We had some communication issues the past couple of days and not my index master node is telling me that my replication factor is not met for both indexing and searching, yet all nodes are up and running. I thought that this may take time so let it bake overnight and it is still in this state. Any help is much appreciated as I need to get this thing healthy and happy!
You've probably reached a point where this is no longer a problem. However, for posterity, I'll try to explain what happens:
Ordinarily, when new data arrives, the usual MO is that we create "streaming copies" of buckets as data flows into a hot bucket. These represent live copies of the data copied block by block to other indexers (up to the count of our "replication factor" (RF) as the data arrives.
The communication issues meant that when new data arrived for an index, an attempt to create a new bucket couldn't be communicated to either the cluster master or another indexer. This produces an orphaned bucket.

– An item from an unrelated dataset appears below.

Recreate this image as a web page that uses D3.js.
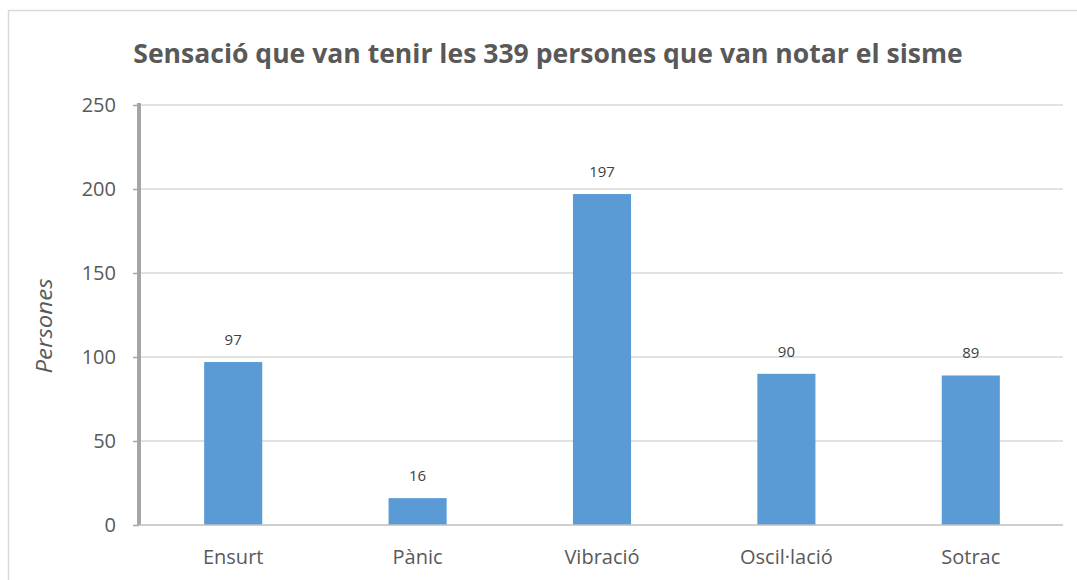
<!DOCTYPE html>
<html><head><meta charset="utf-8">
<script src="https://cdn.jsdelivr.net/npm/d3@7"></script>
<style>body{margin:0;background:#fff}svg{display:block}</style>
</head><body><svg id="c" width="1077" height="580"></svg>
<script>
const categories = ["Ensurt", "Pànic", "Vibració", "Oscil·lació", "Sotrac"];
const values = [97, 16, 197, 90, 89];
const yTicks = [0, 50, 100, 150, 200, 250];
const titleText = "Sensació que van tenir les 339 persones que van notar el sisme";
const yTitle = "Persones";

const svg = d3.select("#c");
const font = "'Open Sans', 'Liberation Sans', sans-serif";
// frame
svg.append("rect").attr("x", 8.5).attr("y", 10.5).attr("width", 1100).attr("height", 600)
  .attr("fill", "#fff").attr("stroke", "#d9d9d9").attr("stroke-width", 1.5);

const L = 139, R = 1063, T = 105, B = 525;
const x = d3.scaleBand().domain(categories).range([141, R]).paddingInner(0.685).paddingOuter(0.3425);
const y = d3.scaleLinear().domain([0, 250]).range([B, T]);

// gridlines
svg.append("g").selectAll("line").data(yTicks.filter(d => d > 0)).join("line")
  .attr("x1", L).attr("x2", R).attr("y1", d => y(d)).attr("y2", d => y(d))
  .attr("stroke", "#d9d9d9").attr("stroke-width", 1.3);

// y axis
const ya = svg.append("g").attr("transform", `translate(${L},0)`)
  .call(d3.axisLeft(y).tickValues(yTicks).tickSize(6).tickPadding(17));
ya.select(".domain").attr("stroke", "#a6a6a6").attr("stroke-width", 4).attr("d", `M0,${B}V${T-2}`);
ya.selectAll(".tick line").attr("stroke", "#a6a6a6").attr("stroke-width", 1.5);
ya.selectAll(".tick text").attr("fill", "#595959").attr("font-size", 20).attr("font-family", font);

// bars
svg.append("g").selectAll("rect").data(values).join("rect")
  .attr("x", (d, i) => x(categories[i])).attr("width", x.bandwidth())
  .attr("y", d => y(d)).attr("height", d => B - y(d)).attr("fill", "#5b9bd5");

// baseline
svg.append("line").attr("x1", L).attr("x2", R).attr("y1", B).attr("y2", B)
  .attr("stroke", "#bfbfbf").attr("stroke-width", 1.5);

// x labels
svg.append("g").selectAll("text").data(categories).join("text")
  .attr("x", d => x(d) + x.bandwidth() / 2).attr("y", 564)
  .attr("text-anchor", "middle").attr("fill", "#595959").attr("font-size", 20)
  .attr("font-family", font).text(d => d);

// data labels
svg.append("g").selectAll("text").data(values).join("text")
  .attr("x", (d, i) => x(categories[i]) + x.bandwidth() / 2).attr("y", d => y(d) - 17)
  .attr("text-anchor", "middle").attr("fill", "#404040").attr("font-size", 15)
  .attr("font-family", font).text(d => d);

// y title
svg.append("text").attr("transform", "translate(52,326) rotate(-90)")
  .attr("text-anchor", "middle").attr("fill", "#595959").attr("font-size", 22)
  .attr("font-style", "italic").attr("font-family", font)
  .attr("textLength", 95).attr("lengthAdjust", "spacingAndGlyphs").text(yTitle);

// title
const t = svg.append("text").attr("x", 548).attr("y", 63).attr("text-anchor", "middle")
  .attr("fill", "#595959").attr("font-size", 25).attr("font-weight", "bold")
  .attr("font-family", font).text(titleText);
const w = t.node().getComputedTextLength();
t.attr("font-size", 25 * 830 / w);
</script></body></html>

This bucket will remain in this state until it rolls to warm. When it's warm, it's no longer written to, and can easily be copied 1:1 to its peers to satisfy replication factor.
How to correct / rectify:
When an indexer joins the cluster (e.g. starting up), it provides a list of all of its data buckets to the cluster master.
If the CM sees a bucket that is new (to it) or doesn't yet meet RF, it will then kick off "non-streaming" copies to meet replication factor.
If the hot bucket has moved to warm already (before restarting the indexer with "orphaned" buckets), then triggering a 're-add' of the indexer may fix the situation. If the bucket hasn't been moved to warm, then forcing it to warm with the "roll-hot-buckets" trick will roll it from hot to warm, allowing it to be fixed up as a "non-streaming" copy.
Leaving the indexers alone will eventually let those hot buckets roll to warm (a number of parameters in indexes.conf govern this behavior), and once warm, they can be fixed up as "non-streaming" copies.